Founded by master printer Allan Edmunds, the Brandywine Workshop aims not only to spur innovation in the craft of printmaking, but also to provide educational opportunities and outreach to youth and artists from historically underrepresented communities. Over nearly five decades, the workshop has offered short-term residencies for artists, many of whom have gone on to become highly influential. Visiting artists work with Edmunds to create a print (or prints), and their work becomes part of the workshop’s collection and archives. Since the 1990s, the workshop has given or sold portions of its holdings to prestigious institutions around the country, including the Library of Congress and the Smithsonian Institution.
Teaching Opportunity
The acquisition of the portfolio—tailored to support the museums’ teaching mission, rather than representing a standard sampling of Brandywine prints—was a team effort. Assisting Rudy and Schneider Enriquez was Harvard student Eloise Lynton ’17. The team also consulted Harvard History of Art & Architecture professors Jennifer Roberts and Sarah Lewis, as well as Ruth Fine, a former modern art curator at the National Gallery of Art.
During the acquisition process, Edmunds agreed to be interviewed about the workshop’s history and technical aspects of printmaking. The notes and transcript from his interview with Christina Taylor, assistant paper conservator in the Straus Center for Conservation and Technical Studies, will serve as valuable reference material for future conservators and curators who work with the prints.

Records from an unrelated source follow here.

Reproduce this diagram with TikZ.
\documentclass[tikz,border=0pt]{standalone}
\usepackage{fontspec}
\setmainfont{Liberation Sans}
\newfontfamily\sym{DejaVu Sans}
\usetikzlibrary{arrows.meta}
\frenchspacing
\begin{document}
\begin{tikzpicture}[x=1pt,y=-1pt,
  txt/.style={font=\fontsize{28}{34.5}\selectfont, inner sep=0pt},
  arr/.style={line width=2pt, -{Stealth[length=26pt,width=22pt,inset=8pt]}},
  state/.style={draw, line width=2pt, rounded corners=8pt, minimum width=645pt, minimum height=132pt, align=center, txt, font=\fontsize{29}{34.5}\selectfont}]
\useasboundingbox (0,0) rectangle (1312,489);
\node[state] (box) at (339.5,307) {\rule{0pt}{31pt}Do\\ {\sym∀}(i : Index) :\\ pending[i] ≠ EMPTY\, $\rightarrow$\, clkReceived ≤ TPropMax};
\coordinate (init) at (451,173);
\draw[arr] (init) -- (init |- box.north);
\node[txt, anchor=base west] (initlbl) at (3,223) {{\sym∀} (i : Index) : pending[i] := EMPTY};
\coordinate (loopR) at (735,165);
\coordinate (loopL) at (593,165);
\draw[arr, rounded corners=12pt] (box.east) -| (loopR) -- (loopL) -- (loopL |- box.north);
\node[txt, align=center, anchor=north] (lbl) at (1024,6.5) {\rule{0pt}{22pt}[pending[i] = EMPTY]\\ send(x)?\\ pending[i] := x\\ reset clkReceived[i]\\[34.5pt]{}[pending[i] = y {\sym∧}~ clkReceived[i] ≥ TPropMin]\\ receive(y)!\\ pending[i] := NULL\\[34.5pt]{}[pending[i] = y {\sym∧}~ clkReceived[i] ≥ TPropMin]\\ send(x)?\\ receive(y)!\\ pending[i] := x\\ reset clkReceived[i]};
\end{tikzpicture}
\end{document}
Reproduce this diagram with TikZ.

Harvard faculty were especially eager to see the prints enter the museums. In fact, within days of the works’ arrival on campus last spring, faculty used several prints in their seminars and student research.
For example, Sam Gilliam’s Pretty Boxes (1993), Untitled (Philadelphia) (1987), and Wissahickon (1975) were shown during the Visual and Environmental Studies seminar Critical Printing, co-taught by Jennifer Roberts, the Elizabeth Cary Agassiz Professor of the Humanities in the Department of History of Art and Architecture, and Matt Saunders, the Harris K. Weston Associate Professor of the Humanities in the Department of Visual and Environmental Studies.